Collected material:

* * * *

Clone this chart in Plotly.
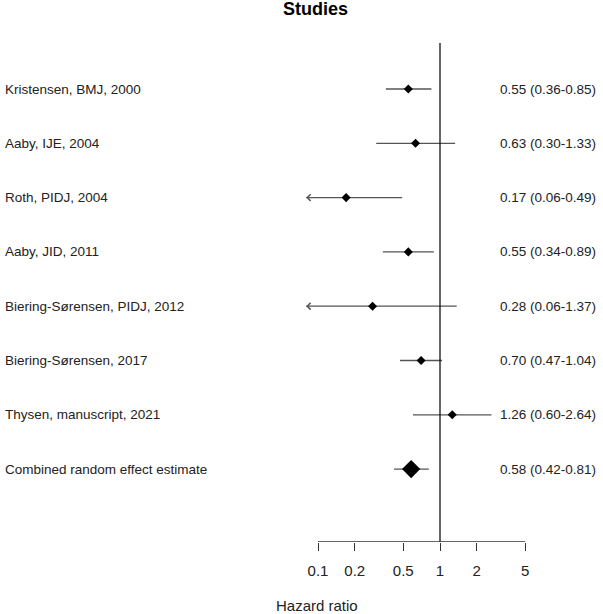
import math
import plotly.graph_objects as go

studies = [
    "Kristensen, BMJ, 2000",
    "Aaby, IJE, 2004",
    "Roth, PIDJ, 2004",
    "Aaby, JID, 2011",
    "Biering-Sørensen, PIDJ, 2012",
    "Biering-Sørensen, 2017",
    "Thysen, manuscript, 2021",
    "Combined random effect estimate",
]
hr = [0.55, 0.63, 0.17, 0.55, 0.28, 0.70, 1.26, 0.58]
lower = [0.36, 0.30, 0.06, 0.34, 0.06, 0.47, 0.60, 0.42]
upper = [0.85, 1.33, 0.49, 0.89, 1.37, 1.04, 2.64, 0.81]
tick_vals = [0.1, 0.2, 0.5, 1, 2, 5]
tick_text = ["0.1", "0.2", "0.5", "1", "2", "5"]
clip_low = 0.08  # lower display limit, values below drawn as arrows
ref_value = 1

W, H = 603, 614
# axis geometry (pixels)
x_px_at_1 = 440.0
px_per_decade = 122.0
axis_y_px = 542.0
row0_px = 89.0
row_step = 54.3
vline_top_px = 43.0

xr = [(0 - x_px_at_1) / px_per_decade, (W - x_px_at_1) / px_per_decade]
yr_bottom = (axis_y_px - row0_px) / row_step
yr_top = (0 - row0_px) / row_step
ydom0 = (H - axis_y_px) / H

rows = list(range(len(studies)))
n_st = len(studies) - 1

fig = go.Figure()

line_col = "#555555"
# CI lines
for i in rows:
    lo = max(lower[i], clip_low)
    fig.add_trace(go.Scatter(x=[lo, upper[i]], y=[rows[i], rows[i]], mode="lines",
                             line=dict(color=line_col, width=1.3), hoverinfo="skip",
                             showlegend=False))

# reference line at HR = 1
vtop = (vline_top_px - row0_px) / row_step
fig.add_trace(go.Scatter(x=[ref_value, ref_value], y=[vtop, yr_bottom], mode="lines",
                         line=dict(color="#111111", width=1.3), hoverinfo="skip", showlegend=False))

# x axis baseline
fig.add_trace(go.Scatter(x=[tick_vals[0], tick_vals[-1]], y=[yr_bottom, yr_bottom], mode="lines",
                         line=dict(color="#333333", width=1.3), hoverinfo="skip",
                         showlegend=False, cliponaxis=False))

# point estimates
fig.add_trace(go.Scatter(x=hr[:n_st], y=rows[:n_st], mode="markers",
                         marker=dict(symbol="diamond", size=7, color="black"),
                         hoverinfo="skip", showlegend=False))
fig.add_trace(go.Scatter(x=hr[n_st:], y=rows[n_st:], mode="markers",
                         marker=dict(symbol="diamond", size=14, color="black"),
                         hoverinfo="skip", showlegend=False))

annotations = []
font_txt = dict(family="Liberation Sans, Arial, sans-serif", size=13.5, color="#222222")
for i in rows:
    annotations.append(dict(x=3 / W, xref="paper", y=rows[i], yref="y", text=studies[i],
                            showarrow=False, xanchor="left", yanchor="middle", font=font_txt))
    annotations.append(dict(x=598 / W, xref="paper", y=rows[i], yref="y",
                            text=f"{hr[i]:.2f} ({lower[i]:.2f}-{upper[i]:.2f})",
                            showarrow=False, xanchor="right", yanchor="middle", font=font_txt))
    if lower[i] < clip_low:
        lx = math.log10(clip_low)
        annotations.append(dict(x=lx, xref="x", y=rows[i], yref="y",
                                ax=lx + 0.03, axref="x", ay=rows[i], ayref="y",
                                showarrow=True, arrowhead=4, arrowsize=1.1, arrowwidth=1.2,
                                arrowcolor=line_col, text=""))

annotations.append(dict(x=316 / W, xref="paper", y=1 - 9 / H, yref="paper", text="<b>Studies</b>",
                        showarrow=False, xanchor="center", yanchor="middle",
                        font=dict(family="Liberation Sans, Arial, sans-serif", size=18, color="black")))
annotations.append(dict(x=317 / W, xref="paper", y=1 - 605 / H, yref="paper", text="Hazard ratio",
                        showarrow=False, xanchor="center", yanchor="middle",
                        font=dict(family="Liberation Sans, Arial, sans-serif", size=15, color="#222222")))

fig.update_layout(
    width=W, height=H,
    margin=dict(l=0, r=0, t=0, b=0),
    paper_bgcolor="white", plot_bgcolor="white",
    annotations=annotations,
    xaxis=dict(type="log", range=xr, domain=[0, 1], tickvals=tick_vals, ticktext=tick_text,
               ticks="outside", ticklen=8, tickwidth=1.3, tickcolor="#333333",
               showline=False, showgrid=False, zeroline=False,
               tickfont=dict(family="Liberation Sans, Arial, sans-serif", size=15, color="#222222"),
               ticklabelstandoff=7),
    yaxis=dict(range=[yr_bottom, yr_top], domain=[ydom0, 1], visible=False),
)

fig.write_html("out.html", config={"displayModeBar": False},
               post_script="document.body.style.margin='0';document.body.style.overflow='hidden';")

* * * *

Task statement: Every line from the start of the listing above through the line with "import plotly.graph_objects as go" should be repeated exactly; skip the pictures and add nothing else.

Answer to the problem:
Clone this chart in Plotly.
import math
import plotly.graph_objects as go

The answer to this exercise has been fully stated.